Akhirnya, pada 2 November 1945, Soekarno dan Brigadir Bethell sebagai perwakilan serta pemimpin dari sekutu melakukan perundingan.Kegiatan itu dilakukan dengan tujuan meredakan suasana yang memanas.
Sebagai awal pertempuran Ambarawa, perundingan itu menghasilkan kesepakatan, bahwa Sekutu boleh pergi ke Magelang, Jalan raya Semarang-Ambarawa dibuka untuk umum.
Namun, dengan angkuhnya sekutu mengabaikan perjanjian yang sudah disepakati dan justru memanfaatkannya. Sekutu yang diperbolehkan ke Magelang menambahkan pasukan serta pasokan senjata.
Kala itu, Indonesia yang dipimpin oleh Jenderal Besar Raden Soedirman harus berhadapan dengan pasukan sekutu/Inggris yang dilengkapi dengan senjata dan peralatan yang lebih canggih, serta jumlah pasukan yang lebih banyak.
Pada akhirnya, pertempuran pertama pecah di Ambarawa pada 20 November 1945. TKR yang berada di bawah pimpinan Mayor Sumarto melawan tentara sekutu yang telah menyatakan perang.
Pasukan sekutu yang berada di Magelang pun mulai ditarik ke Ambarawa dengan lindungan pesawat tempur pada tanggal 21 November. Namun pada tanggal 22 November pasukan sekutu mulai melakukan pengeboman terhadap kampung-kampung yang berada di sekitar Ambarawa.
Hal itu berhasil memukul mundur pasukan TKR ke kuburan Belanda, Mereka pun terpaksa bertahan di sana dengan membentuk garis medan sepanjang rel kereta api, yang membelah kota Ambarawa.
Pasukan TKR yang berada di Magelang pun melakukan serangan fajar, dengan tujuan untuk memukul mundur sekutu dari desa Pingit dan merebut desa-desa disekitarnya, di bawah pimpinan Imam Androngi.

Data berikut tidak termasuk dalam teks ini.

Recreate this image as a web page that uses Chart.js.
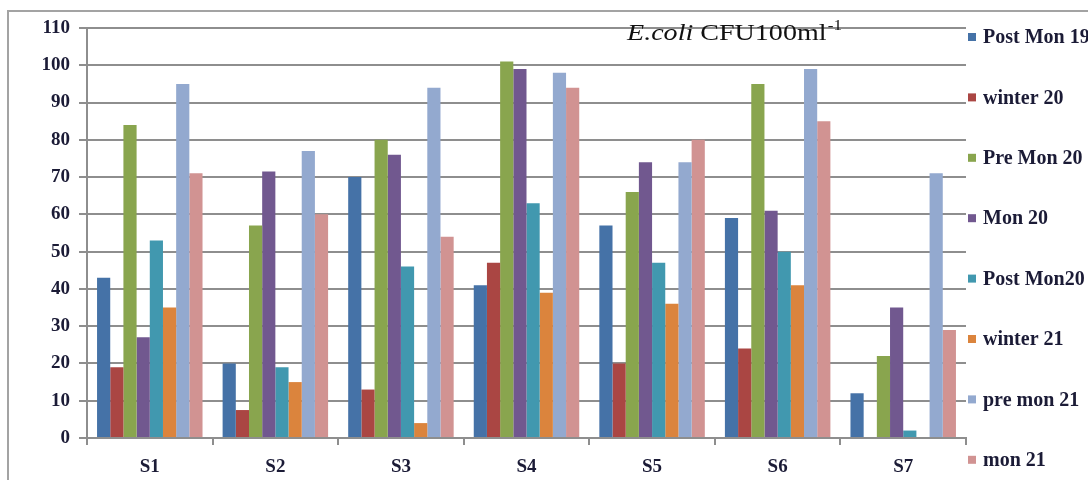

Dalam pertempuran Ambarawa, dekutu dikepung oleh 3 Batalyon yang berasal dari Yogyakarta, yaitu batalyon 10 Divisi III di bawah pimpinan Mayor Suharto, batalyon 8 di bawah pimpinan Mayor Sarjono, dan Batalyon Sugeng.
Tidak berniat menyerah, sekutu berusaha mematahkan kepungan dengan mengancam keududkan pasukan Indonesia dengan tank-tanknya. Pasukan pun terpaksa kembali mundur ke Bedono.